Copyright 2006 (http://www.nytimes.com/ref/membercenter/help/copyright.html)The New York Times Company (http://www.nytco.com/)

MrSpice
January 24th, 2006, 06:50 PM
Nothing is worse than out of control unions that can break the law and, cause misery to millions of commuters, cause billions in damages to this city and still demand more and more. They really have no shame. They are so used to the "free" healthcare lunch that they just can't get their heads around the idea that most people in this country contribute towards their health insurance plan. And most of us cannot retire at 55. I don't know what kind of law they should enact that will finally force these people to respect the law and work.

lofter1
January 25th, 2006, 01:28 AM
The MTA also broke the law by putting the pension issues on the table. Those issues can only be dealt with by action of the state legisalture.

Neither side has cleans hands in this.

Teno
January 25th, 2006, 03:37 PM
Even though the MTA was in the wrong, they still should not have went on strike.

They should have rejected the deal and taken their grievances to state authorities.

MrSpice
January 25th, 2006, 05:05 PM
lofter1: The MTA may have broken 50 laws but it would not have affected 7 millions commuters and the NY economy. And if MTA did break the law, the union should have sued them in court.

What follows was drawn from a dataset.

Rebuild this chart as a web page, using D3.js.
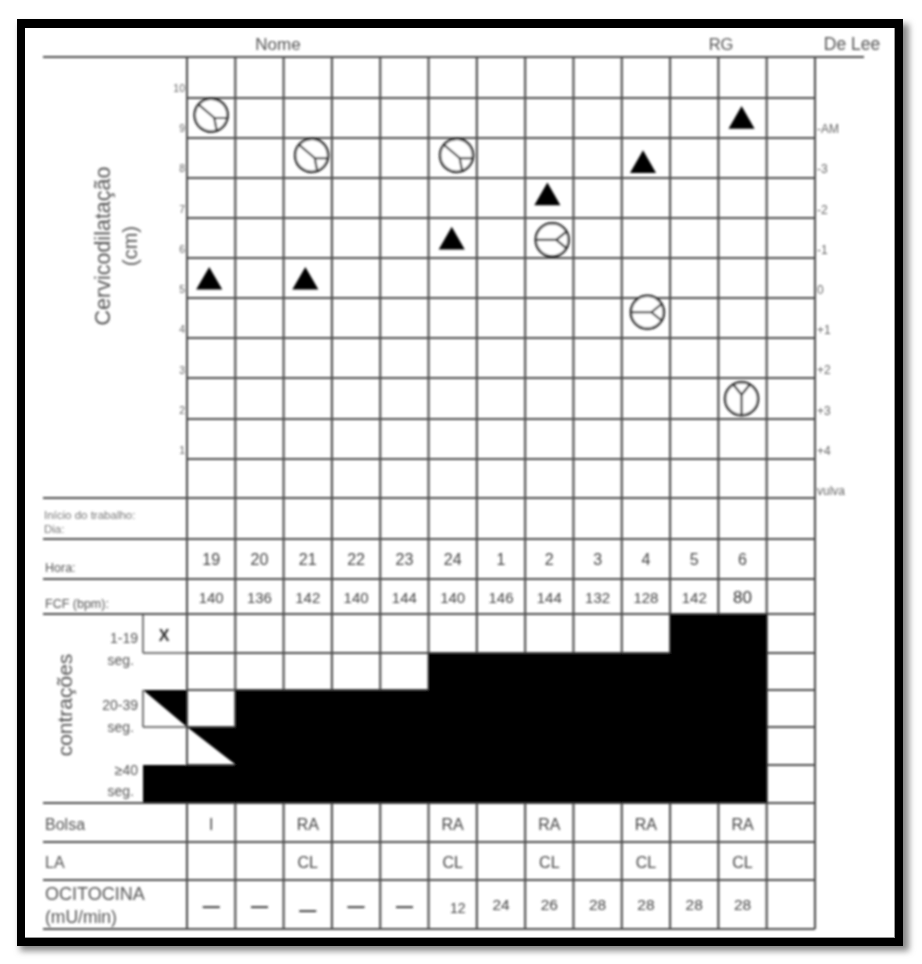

Instead, they caused so much pain and suffering to this city and its residents.

Ninjahedge
January 25th, 2006, 05:47 PM
Space, that is why he said neither side was right in this.


I think that most of the TWU should be replaced with automated lines and that the MTA should be reduced down to the people that are needed to run it. Both sides should pay the piper for this debacle OUT OF THEIR OWN POCKETS.